» Written problem: Copy exactly the lines from the start of the material through the line with "2.28, 1.95, 1.50, 1.11, 0.98, 0.91, 0.78, 0.78];". Pictures stay out of the copy.

» Information given:

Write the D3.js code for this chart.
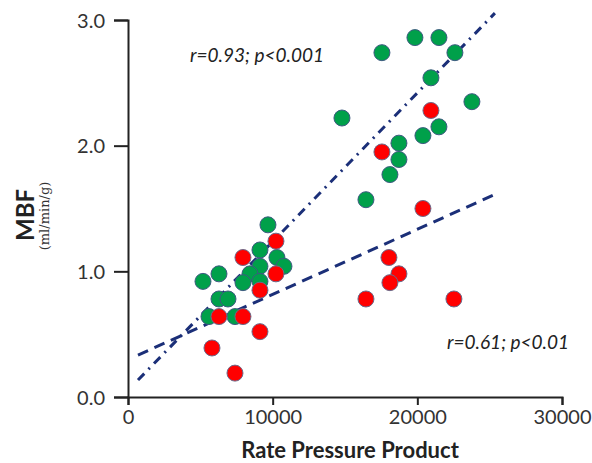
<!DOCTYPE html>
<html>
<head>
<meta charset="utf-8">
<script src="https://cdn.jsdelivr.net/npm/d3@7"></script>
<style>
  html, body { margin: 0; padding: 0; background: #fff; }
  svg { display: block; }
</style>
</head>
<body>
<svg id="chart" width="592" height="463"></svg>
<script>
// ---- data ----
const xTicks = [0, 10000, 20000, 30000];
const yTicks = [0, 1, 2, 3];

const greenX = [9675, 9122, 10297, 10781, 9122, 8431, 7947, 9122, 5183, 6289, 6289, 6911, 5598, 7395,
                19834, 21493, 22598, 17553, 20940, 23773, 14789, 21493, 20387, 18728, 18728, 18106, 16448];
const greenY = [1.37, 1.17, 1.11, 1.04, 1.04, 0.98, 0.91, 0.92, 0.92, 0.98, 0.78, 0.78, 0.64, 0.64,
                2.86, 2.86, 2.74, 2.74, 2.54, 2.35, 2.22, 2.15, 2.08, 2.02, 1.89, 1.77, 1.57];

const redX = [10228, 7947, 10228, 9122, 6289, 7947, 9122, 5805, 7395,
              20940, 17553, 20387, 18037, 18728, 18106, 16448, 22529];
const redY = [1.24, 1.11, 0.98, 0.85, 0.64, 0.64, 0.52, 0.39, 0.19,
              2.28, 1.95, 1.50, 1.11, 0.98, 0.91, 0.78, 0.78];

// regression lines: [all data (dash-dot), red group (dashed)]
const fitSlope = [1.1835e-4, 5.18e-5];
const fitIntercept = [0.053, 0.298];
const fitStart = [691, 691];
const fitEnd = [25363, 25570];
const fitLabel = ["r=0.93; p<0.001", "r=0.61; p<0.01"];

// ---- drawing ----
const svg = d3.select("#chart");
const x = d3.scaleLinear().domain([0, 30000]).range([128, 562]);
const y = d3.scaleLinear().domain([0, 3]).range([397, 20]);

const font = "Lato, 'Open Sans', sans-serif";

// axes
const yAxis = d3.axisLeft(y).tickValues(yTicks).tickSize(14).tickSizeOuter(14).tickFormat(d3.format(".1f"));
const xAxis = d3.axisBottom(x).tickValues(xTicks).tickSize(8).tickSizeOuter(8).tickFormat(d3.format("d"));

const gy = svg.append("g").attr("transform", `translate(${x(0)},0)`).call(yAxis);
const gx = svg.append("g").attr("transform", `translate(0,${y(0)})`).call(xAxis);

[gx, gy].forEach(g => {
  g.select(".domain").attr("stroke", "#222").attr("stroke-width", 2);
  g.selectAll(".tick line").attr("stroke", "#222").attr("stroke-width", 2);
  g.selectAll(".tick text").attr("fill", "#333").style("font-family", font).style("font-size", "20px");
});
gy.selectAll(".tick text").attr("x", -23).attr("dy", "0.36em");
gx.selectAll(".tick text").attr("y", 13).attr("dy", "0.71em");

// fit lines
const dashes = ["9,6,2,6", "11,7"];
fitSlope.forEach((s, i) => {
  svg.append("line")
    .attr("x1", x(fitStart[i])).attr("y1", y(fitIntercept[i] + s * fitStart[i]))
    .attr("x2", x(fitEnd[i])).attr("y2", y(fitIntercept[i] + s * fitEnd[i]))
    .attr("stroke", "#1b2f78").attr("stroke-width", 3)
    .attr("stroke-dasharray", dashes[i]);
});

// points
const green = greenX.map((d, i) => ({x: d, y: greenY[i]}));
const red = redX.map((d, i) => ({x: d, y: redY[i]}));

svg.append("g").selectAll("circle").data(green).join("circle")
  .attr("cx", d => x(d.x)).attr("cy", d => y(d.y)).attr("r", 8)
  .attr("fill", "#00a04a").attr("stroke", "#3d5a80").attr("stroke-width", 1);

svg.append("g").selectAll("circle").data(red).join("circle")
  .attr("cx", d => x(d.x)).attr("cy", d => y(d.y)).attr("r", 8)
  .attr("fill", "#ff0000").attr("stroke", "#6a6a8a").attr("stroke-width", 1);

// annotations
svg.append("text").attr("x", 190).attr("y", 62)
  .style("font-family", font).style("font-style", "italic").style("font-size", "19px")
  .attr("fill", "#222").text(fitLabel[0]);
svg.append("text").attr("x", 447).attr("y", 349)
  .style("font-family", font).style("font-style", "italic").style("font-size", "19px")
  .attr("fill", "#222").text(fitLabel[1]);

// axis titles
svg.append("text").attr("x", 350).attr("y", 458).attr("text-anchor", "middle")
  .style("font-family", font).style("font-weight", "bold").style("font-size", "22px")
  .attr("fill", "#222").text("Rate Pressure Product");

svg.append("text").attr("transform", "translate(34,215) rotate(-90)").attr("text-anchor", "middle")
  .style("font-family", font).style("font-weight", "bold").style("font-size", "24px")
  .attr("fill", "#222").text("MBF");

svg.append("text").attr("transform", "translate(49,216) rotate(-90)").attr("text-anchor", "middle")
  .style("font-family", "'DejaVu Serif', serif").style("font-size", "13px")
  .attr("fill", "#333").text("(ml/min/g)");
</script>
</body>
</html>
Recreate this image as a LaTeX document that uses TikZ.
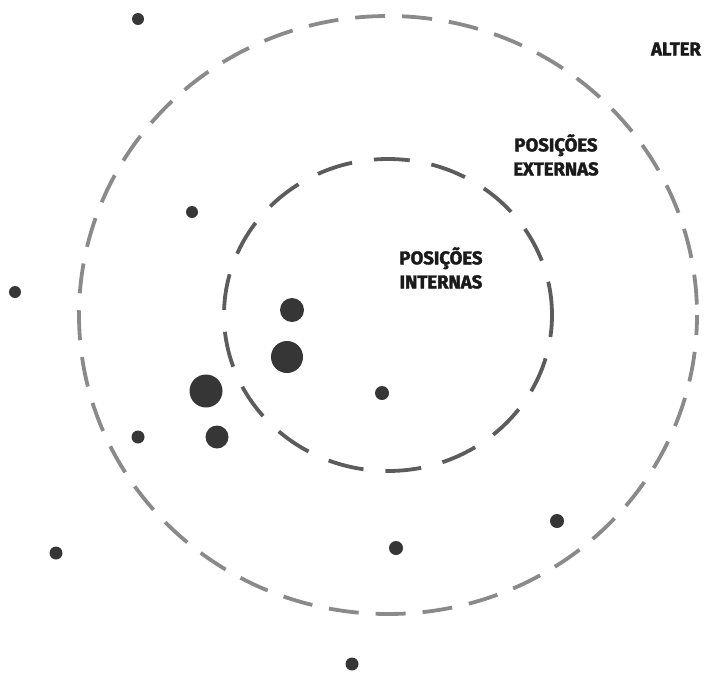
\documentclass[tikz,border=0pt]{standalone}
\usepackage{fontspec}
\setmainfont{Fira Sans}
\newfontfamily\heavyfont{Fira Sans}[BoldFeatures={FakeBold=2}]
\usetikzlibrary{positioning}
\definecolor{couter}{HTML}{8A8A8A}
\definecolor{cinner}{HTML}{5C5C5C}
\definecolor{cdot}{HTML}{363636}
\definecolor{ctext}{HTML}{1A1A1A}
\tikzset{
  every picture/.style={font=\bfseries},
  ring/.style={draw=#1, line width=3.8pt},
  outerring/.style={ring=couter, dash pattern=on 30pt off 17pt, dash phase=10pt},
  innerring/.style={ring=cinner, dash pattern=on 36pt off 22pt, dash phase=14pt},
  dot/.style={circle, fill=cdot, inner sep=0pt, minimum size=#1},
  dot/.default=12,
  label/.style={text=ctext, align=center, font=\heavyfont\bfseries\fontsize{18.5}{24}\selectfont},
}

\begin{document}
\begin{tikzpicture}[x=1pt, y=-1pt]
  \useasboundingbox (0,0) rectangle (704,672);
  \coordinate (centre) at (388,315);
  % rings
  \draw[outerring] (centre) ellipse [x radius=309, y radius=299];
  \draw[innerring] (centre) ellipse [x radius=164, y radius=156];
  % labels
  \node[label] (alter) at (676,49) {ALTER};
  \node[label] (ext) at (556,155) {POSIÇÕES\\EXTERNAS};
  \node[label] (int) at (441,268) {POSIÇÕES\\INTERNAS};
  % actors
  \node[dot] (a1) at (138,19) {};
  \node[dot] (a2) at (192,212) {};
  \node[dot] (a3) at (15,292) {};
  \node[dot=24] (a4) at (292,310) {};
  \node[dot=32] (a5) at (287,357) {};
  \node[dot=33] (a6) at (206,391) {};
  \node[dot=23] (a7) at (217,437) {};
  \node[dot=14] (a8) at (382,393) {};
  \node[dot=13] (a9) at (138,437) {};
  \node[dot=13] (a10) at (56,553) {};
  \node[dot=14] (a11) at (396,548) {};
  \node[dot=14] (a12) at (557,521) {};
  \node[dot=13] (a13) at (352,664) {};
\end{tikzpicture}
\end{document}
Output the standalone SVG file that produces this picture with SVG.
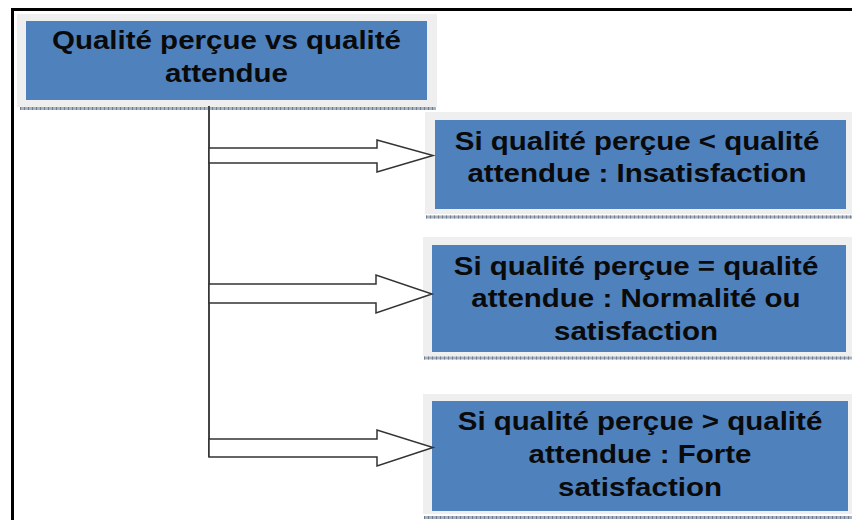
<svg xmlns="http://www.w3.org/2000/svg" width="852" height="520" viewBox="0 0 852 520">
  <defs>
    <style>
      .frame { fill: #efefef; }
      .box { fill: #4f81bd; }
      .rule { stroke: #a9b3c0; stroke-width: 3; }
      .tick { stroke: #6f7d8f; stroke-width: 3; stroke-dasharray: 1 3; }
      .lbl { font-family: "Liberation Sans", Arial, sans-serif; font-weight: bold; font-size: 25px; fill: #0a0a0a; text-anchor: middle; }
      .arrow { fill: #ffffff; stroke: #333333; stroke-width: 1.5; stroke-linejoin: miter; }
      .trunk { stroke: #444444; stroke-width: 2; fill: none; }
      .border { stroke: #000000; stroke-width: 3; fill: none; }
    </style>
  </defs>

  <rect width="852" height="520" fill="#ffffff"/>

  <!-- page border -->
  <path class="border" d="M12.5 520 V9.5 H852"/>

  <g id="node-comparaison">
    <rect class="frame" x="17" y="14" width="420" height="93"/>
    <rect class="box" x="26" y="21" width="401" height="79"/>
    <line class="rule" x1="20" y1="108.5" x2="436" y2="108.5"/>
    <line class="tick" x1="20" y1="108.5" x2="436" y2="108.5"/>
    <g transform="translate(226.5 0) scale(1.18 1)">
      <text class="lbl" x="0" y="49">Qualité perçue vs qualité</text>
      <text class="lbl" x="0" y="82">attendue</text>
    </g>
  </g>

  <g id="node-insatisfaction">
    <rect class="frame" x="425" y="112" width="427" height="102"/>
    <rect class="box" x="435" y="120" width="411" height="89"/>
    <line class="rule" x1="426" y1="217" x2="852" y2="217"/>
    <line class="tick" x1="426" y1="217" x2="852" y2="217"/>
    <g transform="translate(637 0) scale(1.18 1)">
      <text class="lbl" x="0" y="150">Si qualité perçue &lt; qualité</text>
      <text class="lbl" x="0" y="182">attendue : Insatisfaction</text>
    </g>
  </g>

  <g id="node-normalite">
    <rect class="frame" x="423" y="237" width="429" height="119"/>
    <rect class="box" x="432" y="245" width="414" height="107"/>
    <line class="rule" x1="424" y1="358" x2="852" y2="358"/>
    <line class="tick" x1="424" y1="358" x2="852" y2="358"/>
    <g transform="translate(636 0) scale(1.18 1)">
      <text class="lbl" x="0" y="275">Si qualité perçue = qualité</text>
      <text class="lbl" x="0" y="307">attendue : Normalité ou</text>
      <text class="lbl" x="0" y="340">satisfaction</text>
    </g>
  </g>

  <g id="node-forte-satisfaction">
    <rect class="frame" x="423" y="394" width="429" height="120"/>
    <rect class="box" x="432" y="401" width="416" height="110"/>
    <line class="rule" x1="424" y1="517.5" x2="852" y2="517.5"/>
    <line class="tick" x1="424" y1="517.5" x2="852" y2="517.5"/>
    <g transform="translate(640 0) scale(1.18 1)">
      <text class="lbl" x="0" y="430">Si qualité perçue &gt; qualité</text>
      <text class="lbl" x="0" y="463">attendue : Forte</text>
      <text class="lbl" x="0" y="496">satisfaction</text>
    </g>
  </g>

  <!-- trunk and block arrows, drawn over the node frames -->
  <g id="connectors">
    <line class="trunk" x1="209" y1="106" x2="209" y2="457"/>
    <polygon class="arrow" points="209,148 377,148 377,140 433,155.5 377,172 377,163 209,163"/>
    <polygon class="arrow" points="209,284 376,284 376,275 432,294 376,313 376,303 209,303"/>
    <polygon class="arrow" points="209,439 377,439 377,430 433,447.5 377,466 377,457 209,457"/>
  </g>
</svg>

» Answer to the exercise:
Write the D3.js code for this chart.
<!DOCTYPE html>
<html>
<head>
<meta charset="utf-8">
<script src="https://cdn.jsdelivr.net/npm/d3@7"></script>
<style>
  html, body { margin: 0; padding: 0; background: #fff; }
  svg { display: block; }
</style>
</head>
<body>
<svg id="chart" width="592" height="463"></svg>
<script>
// ---- data ----
const xTicks = [0, 10000, 20000, 30000];
const yTicks = [0, 1, 2, 3];

const greenX = [9675, 9122, 10297, 10781, 9122, 8431, 7947, 9122, 5183, 6289, 6289, 6911, 5598, 7395,
                19834, 21493, 22598, 17553, 20940, 23773, 14789, 21493, 20387, 18728, 18728, 18106, 16448];
const greenY = [1.37, 1.17, 1.11, 1.04, 1.04, 0.98, 0.91, 0.92, 0.92, 0.98, 0.78, 0.78, 0.64, 0.64,
                2.86, 2.86, 2.74, 2.74, 2.54, 2.35, 2.22, 2.15, 2.08, 2.02, 1.89, 1.77, 1.57];

const redX = [10228, 7947, 10228, 9122, 6289, 7947, 9122, 5805, 7395,
              20940, 17553, 20387, 18037, 18728, 18106, 16448, 22529];
const redY = [1.24, 1.11, 0.98, 0.85, 0.64, 0.64, 0.52, 0.39, 0.19,
              2.28, 1.95, 1.50, 1.11, 0.98, 0.91, 0.78, 0.78];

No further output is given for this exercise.